SHORT PROBLEM
Give all the lines below again, exactly, with no pictures.
>>
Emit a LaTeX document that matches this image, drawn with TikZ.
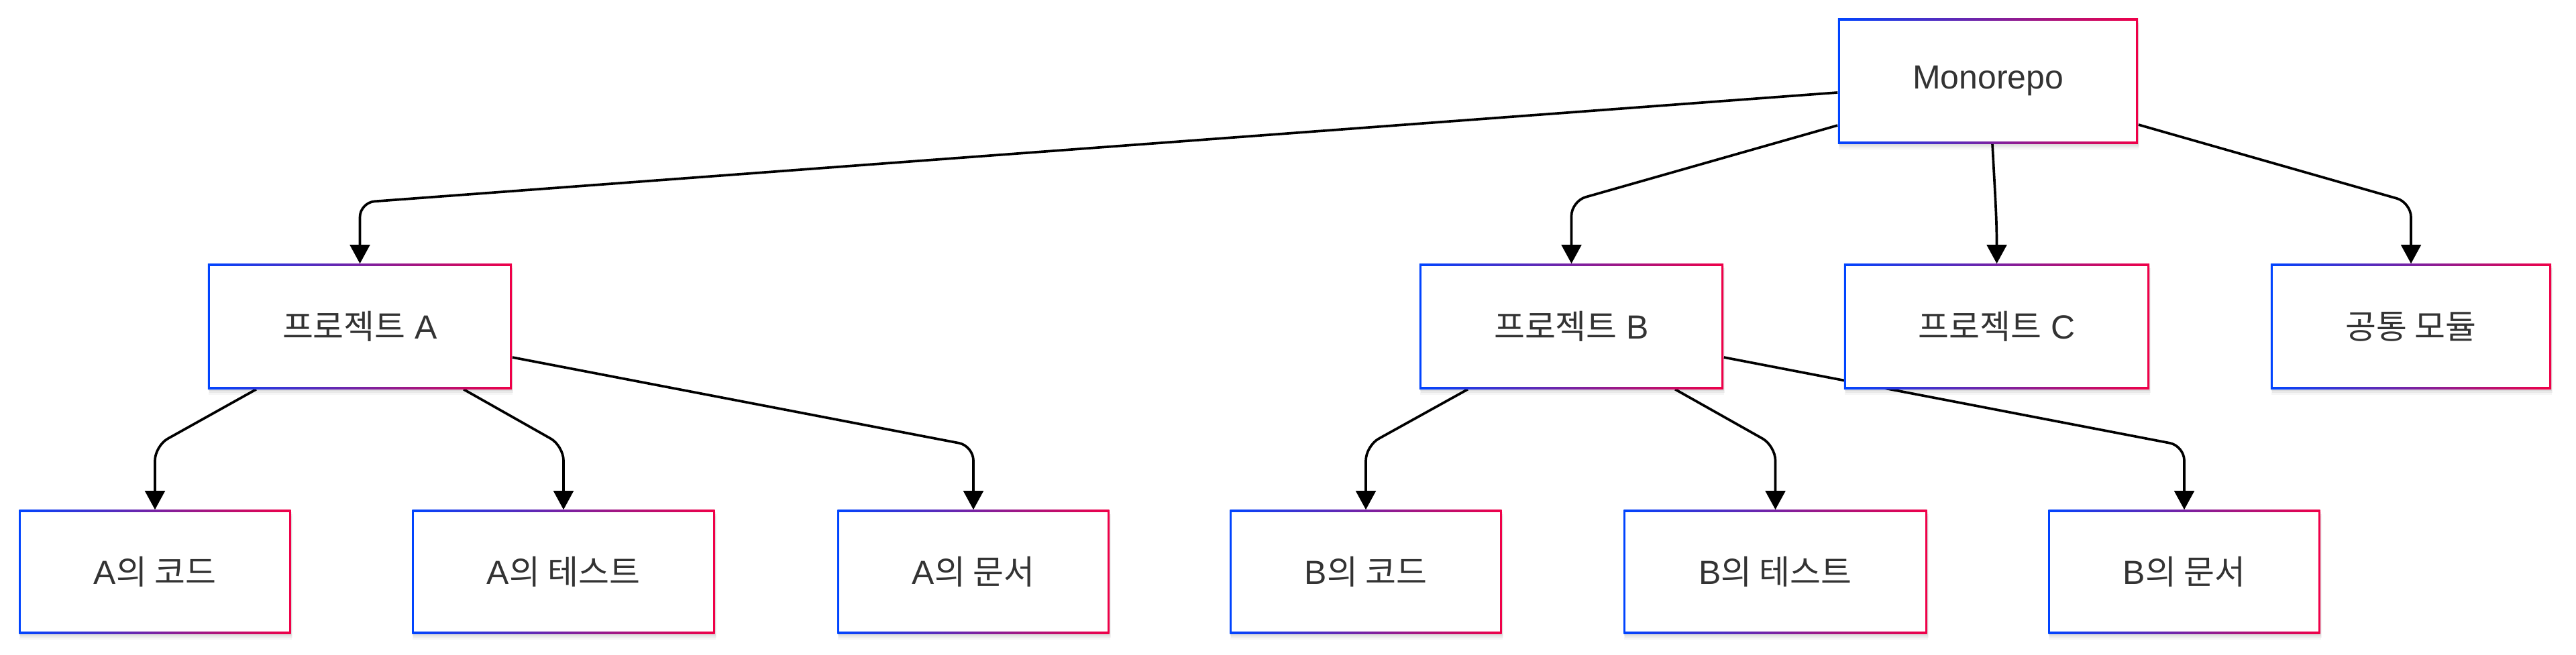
\documentclass[tikz,border=0pt]{standalone}
\usepackage{fontspec}
\setmainfont{Liberation Sans}
\newfontfamily\kr{Noto Sans CJK KR}
\usetikzlibrary{arrows.meta,shadows}
\definecolor{bl}{RGB}{0,68,255}
\definecolor{rd}{RGB}{240,0,72}
\definecolor{txt}{RGB}{51,51,51}
\pgfdeclarelayer{bg}
\pgfsetlayers{bg,main}
\tikzset{
  gbox/.style 2 args={rectangle, minimum width=#1, minimum height=#2, inner sep=0pt,
    fill=white, text=txt, font=\fontsize{14.2pt}{17pt}\selectfont,
    general shadow={shadow xshift=0.01cm, shadow yshift=-0.09cm, fill=black, opacity=0.035},
    general shadow={shadow xshift=0.02cm, shadow yshift=-0.06cm, fill=black, opacity=0.05},
    general shadow={shadow xshift=0.01cm, shadow yshift=-0.03cm, fill=black, opacity=0.06},
    path picture={
      \shade[left color=bl, right color=rd]
        (path picture bounding box.south west) rectangle (path picture bounding box.north east);
      \fill[white]
        ([shift={(0.03cm,0.03cm)}]path picture bounding box.south west) rectangle
        ([shift={(-0.03cm,-0.03cm)}]path picture bounding box.north east);
    }},
  link/.style={draw=black, line width=1.05pt, rounded corners=0.22cm,
    -{Triangle[length=8pt,width=8.4pt]}},
}
\begin{document}
\begin{tikzpicture}[x=0.01cm, y=-0.01cm]
\begin{pgfonlayer}{bg}
\fill[white] (0,0) rectangle (3840,977);
\end{pgfonlayer}
\useasboundingbox (0,0) rectangle (3840,977);

% row 1
\node[gbox={4.47cm}{1.86cm}] (mono) at (2963.5,121) {Monorepo};
% row 2
\node[gbox={4.53cm}{1.86cm}] (pa) at (536.5,487) {{\kr 프로젝트} A};
\node[gbox={4.53cm}{1.86cm}] (pb) at (2342.5,487) {{\kr 프로젝트} B};
\node[gbox={4.55cm}{1.86cm}] (pc) at (2976.5,487) {{\kr 프로젝트} C};
\node[gbox={4.18cm}{1.86cm}] (cm) at (3594,487) {{\kr 공통 모듈}};
% row 3
\node[gbox={4.05cm}{1.84cm}] (ac) at (231,853) {A{\kr 의 코드}};
\node[gbox={4.51cm}{1.84cm}] (at) at (840,853) {A{\kr 의 테스트}};
\node[gbox={4.05cm}{1.84cm}] (ad) at (1451,853) {A{\kr 의 문서}};
\node[gbox={4.05cm}{1.84cm}] (bc) at (2036,853) {B{\kr 의 코드}};
\node[gbox={4.52cm}{1.84cm}] (bt) at (2646.5,853) {B{\kr 의 테스트}};
\node[gbox={4.05cm}{1.84cm}] (bd) at (3256,853) {B{\kr 의 문서}};

\begin{pgfonlayer}{bg}
\draw[link] ([yshift=-0.17cm]mono.west) -- (pa.north |- 0,302) -- (pa.north);
\draw[link] ([yshift=-0.66cm]mono.west) -- (pb.north |- 0,300) -- (pb.north);
\draw[link] ([xshift=0.065cm]mono.south) to[out=-87,in=90] (pc.north);
\draw[link] ([yshift=-0.65cm]mono.east) -- (cm.north |- 0,302) -- (cm.north);

\draw[link] ([xshift=-1.545cm]pa.south) -- (ac.north |- 0,665) -- (ac.north);
\draw[link] ([xshift=1.545cm]pa.south) -- (at.north |- 0,665) -- (at.north);
\draw[link] ([yshift=-0.46cm]pa.east) -- (ad.north |- 0,665) -- (ad.north);

\draw[link] ([xshift=-1.545cm]pb.south) -- (bc.north |- 0,665) -- (bc.north);
\draw[link] ([xshift=1.545cm]pb.south) -- (bt.north |- 0,665) -- (bt.north);
\draw[link] ([yshift=-0.46cm]pb.east) -- (bd.north |- 0,665) -- (bd.north);
\end{pgfonlayer}
\end{tikzpicture}
\end{document}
<<
RESPONSE
Emit a LaTeX document that matches this image, drawn with TikZ.
\documentclass[tikz,border=0pt]{standalone}
\usepackage{fontspec}
\setmainfont{Liberation Sans}
\newfontfamily\kr{Noto Sans CJK KR}
\usetikzlibrary{arrows.meta,shadows}
\definecolor{bl}{RGB}{0,68,255}
\definecolor{rd}{RGB}{240,0,72}
\definecolor{txt}{RGB}{51,51,51}
\pgfdeclarelayer{bg}
\pgfsetlayers{bg,main}
\tikzset{
  gbox/.style 2 args={rectangle, minimum width=#1, minimum height=#2, inner sep=0pt,
    fill=white, text=txt, font=\fontsize{14.2pt}{17pt}\selectfont,
    general shadow={shadow xshift=0.01cm, shadow yshift=-0.09cm, fill=black, opacity=0.035},
    general shadow={shadow xshift=0.02cm, shadow yshift=-0.06cm, fill=black, opacity=0.05},
    general shadow={shadow xshift=0.01cm, shadow yshift=-0.03cm, fill=black, opacity=0.06},
    path picture={
      \shade[left color=bl, right color=rd]
        (path picture bounding box.south west) rectangle (path picture bounding box.north east);
      \fill[white]
        ([shift={(0.03cm,0.03cm)}]path picture bounding box.south west) rectangle
        ([shift={(-0.03cm,-0.03cm)}]path picture bounding box.north east);
    }},
  link/.style={draw=black, line width=1.05pt, rounded corners=0.22cm,
    -{Triangle[length=8pt,width=8.4pt]}},
}
\begin{document}
\begin{tikzpicture}[x=0.01cm, y=-0.01cm]
\begin{pgfonlayer}{bg}
\fill[white] (0,0) rectangle (3840,977);
\end{pgfonlayer}
\useasboundingbox (0,0) rectangle (3840,977);

% row 1
\node[gbox={4.47cm}{1.86cm}] (mono) at (2963.5,121) {Monorepo};
% row 2
\node[gbox={4.53cm}{1.86cm}] (pa) at (536.5,487) {{\kr 프로젝트} A};
\node[gbox={4.53cm}{1.86cm}] (pb) at (2342.5,487) {{\kr 프로젝트} B};
\node[gbox={4.55cm}{1.86cm}] (pc) at (2976.5,487) {{\kr 프로젝트} C};
\node[gbox={4.18cm}{1.86cm}] (cm) at (3594,487) {{\kr 공통 모듈}};
% row 3
\node[gbox={4.05cm}{1.84cm}] (ac) at (231,853) {A{\kr 의 코드}};
\node[gbox={4.51cm}{1.84cm}] (at) at (840,853) {A{\kr 의 테스트}};
\node[gbox={4.05cm}{1.84cm}] (ad) at (1451,853) {A{\kr 의 문서}};
\node[gbox={4.05cm}{1.84cm}] (bc) at (2036,853) {B{\kr 의 코드}};
\node[gbox={4.52cm}{1.84cm}] (bt) at (2646.5,853) {B{\kr 의 테스트}};
\node[gbox={4.05cm}{1.84cm}] (bd) at (3256,853) {B{\kr 의 문서}};

\begin{pgfonlayer}{bg}
\draw[link] ([yshift=-0.17cm]mono.west) -- (pa.north |- 0,302) -- (pa.north);
\draw[link] ([yshift=-0.66cm]mono.west) -- (pb.north |- 0,300) -- (pb.north);
\draw[link] ([xshift=0.065cm]mono.south) to[out=-87,in=90] (pc.north);
\draw[link] ([yshift=-0.65cm]mono.east) -- (cm.north |- 0,302) -- (cm.north);

\draw[link] ([xshift=-1.545cm]pa.south) -- (ac.north |- 0,665) -- (ac.north);
\draw[link] ([xshift=1.545cm]pa.south) -- (at.north |- 0,665) -- (at.north);
\draw[link] ([yshift=-0.46cm]pa.east) -- (ad.north |- 0,665) -- (ad.north);

\draw[link] ([xshift=-1.545cm]pb.south) -- (bc.north |- 0,665) -- (bc.north);
\draw[link] ([xshift=1.545cm]pb.south) -- (bt.north |- 0,665) -- (bt.north);
\draw[link] ([yshift=-0.46cm]pb.east) -- (bd.north |- 0,665) -- (bd.north);
\end{pgfonlayer}
\end{tikzpicture}
\end{document}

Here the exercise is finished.